By Holly Buchanan
Jack is the Sales Manager of a real estate company. He wants to advertise a new subdivision. He sets up a schedule with a local radio station. When the reps come in to talk about copy, he spends less than 5 minutes with her. He’s a busy guy—he’s got builders, bankers, and bosses demanding 18 hours of his day. And besides, that’s what radio stations are for. They’ve got the creative people. It’s their job to come up with a commercial that works.
The schedule runs. It doesn’t get much response. Jack blames the radio station. They sold him something that didn’t work.
So, whose fault is it the schedule didn’t work? The client’s - Jack.
Yes, it’s true, the radio station rep is also to blame. She didn’t want to blow the sale by pushing the client for better information. But the other larger problem is Jack’s misunderstanding of how the creative process works. Many clients spend hours, days, weeks dickering over schedules. But when it comes time to sit down and discuss copy, they can’t be bothered. They think it’s the radio station’s job to come with a creative commercial that will get attention and send people to their business in droves.
Here’s the thing.

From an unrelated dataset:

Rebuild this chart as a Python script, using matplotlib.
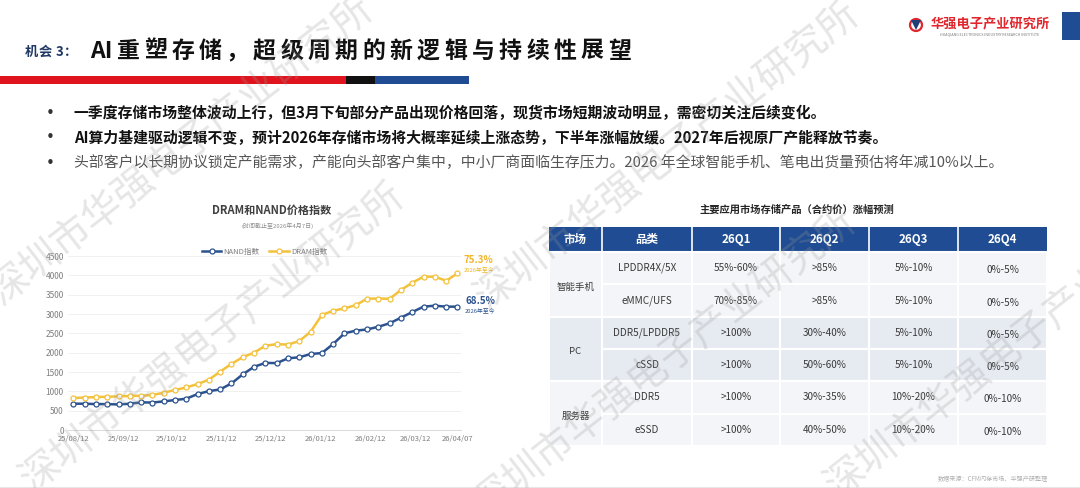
import matplotlib
matplotlib.use("Agg")
import matplotlib.pyplot as plt
from matplotlib.patches import Rectangle, Circle, Polygon
import pandas as pd

plt.rcParams['font.family'] = ['Noto Sans CJK SC', 'DejaVu Sans']

W, H = 1080, 488

# ---------------- data ----------------
dates = pd.date_range('2025-08-12', '2026-04-07', freq='7D')
nand = [680, 680, 670, 670, 660, 680, 715, 710, 740, 775, 810, 930, 1005, 1050, 1205,
        1440, 1635, 1735, 1730, 1855, 1880, 1965, 1990, 2225, 2500, 2570, 2600, 2670,
        2760, 2905, 3050, 3190, 3215, 3190, 3190]
dram = [827, 840, 850, 860, 870, 880, 885, 905, 965, 1035, 1100, 1190, 1300, 1510, 1710,
        1885, 2000, 2180, 2220, 2210, 2300, 2540, 2975, 3085, 3145, 3230, 3395, 3400,
        3395, 3620, 3810, 3965, 3965, 3860, 4050]
tick_dates = ['2025-08-12', '2025-09-12', '2025-10-12', '2025-11-12', '2025-12-12',
              '2026-01-12', '2026-02-12', '2026-03-12', '2026-04-07']
tick_labels = ['25/08/12', '25/09/12', '25/10/12', '25/11/12', '25/12/12',
               '26/01/12', '26/02/12', '26/03/12', '26/04/07']
nand_ytd = '68.5%'
dram_ytd = '75.3%'

markets = ['智能手机', 'PC', '服务器']
categories = ['LPDDR4X/5X', 'eMMC/UFS', 'DDR5/LPDDR5', 'cSSD', 'DDR5', 'eSSD']
headers = ['市场', '品类', '26Q1', '26Q2', '26Q3', '26Q4']
q1 = ['55%-60%', '70%-85%', '>100%', '>100%', '>100%', '>100%']
q2 = ['>85%', '>85%', '30%-40%', '50%-60%', '30%-35%', '40%-50%']
q3 = ['5%-10%', '5%-10%', '5%-10%', '5%-10%', '10%-20%', '10%-20%']
q4 = ['0%-5%', '0%-5%', '0%-5%', '0%-5%', '0%-10%', '0%-10%']

title_pre = '机会3：'
title_main = 'AI重塑存储，超级周期的新逻辑与持续性展望'
bullets = [
    '一季度存储市场整体波动上行，但3月下旬部分产品出现价格回落，现货市场短期波动明显，需密切关注后续变化。',
    'AI算力基建驱动逻辑不变，预计2026年存储市场将大概率延续上涨态势，下半年涨幅放缓。2027年后视原厂产能释放节奏。',
    '头部客户以长期协议锁定产能需求，产能向头部客户集中，中小厂商面临生存压力。2026 年全球智能手机、笔电出货量预估将年减10%以上。',
]
watermark = '深圳市华强电子产业研究所'

NAVY = '#1f4c92'
BLUE = '#2c538f'
GOLD = '#f3c23c'

fig = plt.figure(figsize=(W / 100, H / 100), dpi=100)
fig.patch.set_facecolor('white')

# background layer in pixel coordinates
bg = fig.add_axes([0, 0, 1, 1], zorder=0)
bg.set_xlim(0, W)
bg.set_ylim(H, 0)
bg.axis('off')

# ---- header ----
for ch, x in zip(title_pre, [31, 45.5, 59.5, 71]):
    bg.text(x, 52, ch, fontsize=9.5, fontweight='bold', color='#1f3864', ha='center', va='center')
bg.text(90, 51, 'AI', fontsize=16.5, fontweight='bold', color='#111111', ha='left', va='center')
for i, ch in enumerate(title_main[2:]):
    bg.text(128 + i * 27.3, 51, ch, fontsize=16.5, fontweight='bold', color='#111111',
            ha='center', va='center')

bg.add_patch(Rectangle((0, 76), 346, 8, color='#e0141e', lw=0))
bg.add_patch(Rectangle((346, 76), 29, 8, color='#111111', lw=0))
bg.add_patch(Rectangle((375, 76), 94, 8, color=NAVY, lw=0))

# logo
bg.add_patch(Circle((916, 25), 6, fill=False, ec='#e0262c', lw=1.6))
bg.add_patch(Polygon([[911, 20], [921, 20], [916, 30]], closed=True, color='#1f3f7a', lw=0))
bg.text(990, 24, '华强电子产业研究所', fontsize=9.5, fontweight='bold', color='#e0262c',
        ha='center', va='center')
bg.text(990, 34.5, 'HUAQIANG ELECTRONICS INDUSTRY RESEARCH INSTITUTE', fontsize=2.6,
        color='#777777', ha='center', va='center')
bg.add_patch(Rectangle((1062, 12), 18, 28, color=NAVY, lw=0))

# ---- bullets ----
for i, line in enumerate(bullets):
    y = 113 + i * 25
    bold = i < 2
    bg.text(50, y, '•', fontsize=11, color='#333333', ha='center', va='center',
            family='DejaVu Sans')
    bg.text(74, y, line, fontsize=10.7, fontweight='bold' if bold else 'normal',
            color='#111111' if bold else '#555555', ha='left', va='center')

# ---- left chart ----
bg.text(272, 210, 'DRAM和NAND价格指数', fontsize=8, fontweight='bold', color='#404040',
        ha='center', va='center')
bg.text(278, 226, '(时间截止至2026年4月7日)', fontsize=4.3, color='#8c8c8c', ha='center', va='center')

ax = fig.add_axes([68 / W, 1 - 430 / H, (461 - 68) / W, (430 - 256) / H], zorder=1)
ax.set_facecolor('white')
mk = dict(marker='o', markersize=3.6, markerfacecolor='white', markeredgewidth=0.9)
ax.plot(dates, nand, color=BLUE, lw=1.8, label='NAND指数', markeredgecolor=BLUE, **mk)
ax.plot(dates, dram, color=GOLD, lw=1.8, label='DRAM指数', markeredgecolor=GOLD, **mk)
ax.set_ylim(0, 4500)
ax.set_yticks(range(0, 4501, 500))
ax.set_xlim(dates[0] - pd.Timedelta(days=3.3), dates[-1] + pd.Timedelta(days=2.2))
ax.set_xticks(pd.to_datetime(tick_dates))
ax.set_xticklabels(tick_labels)
ax.tick_params(axis='both', length=0, labelcolor='#7f7f7f')
ax.tick_params(axis='x', pad=3.5, labelsize=5.5)
ax.tick_params(axis='y', pad=3, labelsize=6)
ax.yaxis.grid(True, color='#eeeeee', lw=0.6)
ax.set_axisbelow(True)
for s in ['top', 'right', 'left']:
    ax.spines[s].set_visible(False)
ax.spines['bottom'].set_color('#d9d9d9')
ax.spines['bottom'].set_linewidth(0.7)
ax.legend(loc='lower center', bbox_to_anchor=(0.5, 0.985), ncol=2, frameon=False,
          fontsize=5.5, labelcolor='#7f7f7f', handlelength=2.6, columnspacing=1.2,
          handletextpad=0.3, borderaxespad=0)

ax.annotate(dram_ytd, xy=(dates[-1], dram[-1]), xytext=(21, 13), textcoords='offset pixels',
            fontsize=7, fontweight='bold', color='#f0b52a', ha='center', va='center',
            annotation_clip=False)
ax.annotate('2026年至今', xy=(dates[-1], dram[-1]), xytext=(22, 4), textcoords='offset pixels',
            fontsize=4.2, color='#f0b52a', ha='center', va='center', annotation_clip=False)
ax.annotate(nand_ytd, xy=(dates[-1], nand[-1]), xytext=(23, 5.5), textcoords='offset pixels',
            fontsize=7, fontweight='bold', color=BLUE, ha='center', va='center',
            annotation_clip=False)
ax.annotate('2026年至今', xy=(dates[-1], nand[-1]), xytext=(23, -3.5), textcoords='offset pixels',
            fontsize=4.2, color=BLUE, ha='center', va='center', annotation_clip=False)

# ---- right table ----
bg.text(797, 210, '主要应用市场存储产品（合约价）涨幅预测', fontsize=7.4, fontweight='bold',
        color='#262626', ha='center', va='center')

cx = [549, 602, 692, 780, 869, 958, 1047]
ry = [227, 252, 284.3, 316.7, 349, 381.3, 413.7, 446]
group_fill = ['#f3f5f8', '#e6ebf2', '#f3f5f8']

bg.add_patch(Rectangle((cx[0], ry[0]), cx[-1] - cx[0], ry[1] - ry[0], color=NAVY, lw=0))
for j, htxt in enumerate(headers):
    if j > 0:
        bg.plot([cx[j], cx[j]], [ry[0], ry[1]], color='white', lw=1.2)
    bg.text((cx[j] + cx[j + 1]) / 2, (ry[0] + ry[1]) / 2, htxt, fontsize=8.3, fontweight='bold',
            color='white', ha='center', va='center')

cols = [categories, q1, q2, q3, q4]
for r in range(len(categories)):
    g = r // 2
    y0, y1 = ry[r + 1], ry[r + 2]
    for j, col in enumerate(cols):
        x0, x1 = cx[j + 1], cx[j + 2]
        bg.add_patch(Rectangle((x0, y0), x1 - x0, y1 - y0, fc=group_fill[g], ec='white', lw=1.5))
        dy = 2 if j == 4 else 0
        bg.text((x0 + x1) / 2, (y0 + y1) / 2 + dy, col[r], fontsize=7.2, color='#3a3a3a',
                ha='center', va='center')

for g, m in enumerate(markets):
    y0, y1 = ry[1 + 2 * g], ry[3 + 2 * g]
    bg.add_patch(Rectangle((cx[0], y0), cx[1] - cx[0], y1 - y0, fc=group_fill[g], ec='white', lw=1.5))
    bg.text((cx[0] + cx[1]) / 2, (y0 + y1) / 2 + 3, m, fontsize=6.8, color='#3a3a3a',
            ha='center', va='center')

bg.text(993, 479, '数据来源：CFM闪存市场、华强产研整理', fontsize=4.4, color='#b0b0b0',
        ha='center', va='center')
bg.plot([0, W], [486.5, 486.5], color='#e6e6e6', lw=0.8)

# ---- watermark layer ----
top = fig.add_axes([0, 0, 1, 1], zorder=5)
top.set_xlim(0, W)
top.set_ylim(H, 0)
top.axis('off')
top.patch.set_alpha(0)
for (x, y) in [(182, 151), (213, 338), (668, 156), (665, 363), (1018, 344)]:
    top.text(x, y, watermark, fontsize=28.5, color='#9a9a9a', alpha=0.25, rotation=38,
             rotation_mode='anchor', ha='center', va='center', fontweight='light')

fig.savefig('out.png', dpi=100, facecolor='white')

Without good information, the radio station can’t create a good commercial.
If the only copy points the creative team has to work with are “rolling hills, quiet cul-de sacs, family friendly, and convenient location,” you’re not going to get a very convincing commercial. Almost every subdivision has those same copy points. Had Jack taken the time to sit down with the sales rep (or the creative team), you might have found out that the subdivision had a special deal with a mortgage company, so for the same monthly payment you’d make for a 3 bedroom house at a comparable subdivision, you could get a 4 bedroom house for the same payment at Jack’s subdivision. For growing families, that extra room is a big deal.
So, if you’re the ad exec, know that if you leave the client’s office without a clear idea of what needs to be said, your creative team isn’t going to know either. They may be able to put together a creative commercial, but chances are very good it’s not going to work. Fight to get good information. Fight for the success of the campaign. It’s a lot easier to re-sign a happy client than to have to prospect a brand new one to make up the billing of the client you lost.
If you’re the creative person, help your account exec sell the commercial. If you’ve all done a good job with the uncovery, and have a sound strategy, explain how the strategy is implemented in the commercial. That will help her overcome any objections from the client, especially if the client has already signed off on the strategy.
Tell your clients how important it is to take the time to be an active participant in the information gathering process. The better the research or “uncovery,” the stronger the message, the more successful the campaign.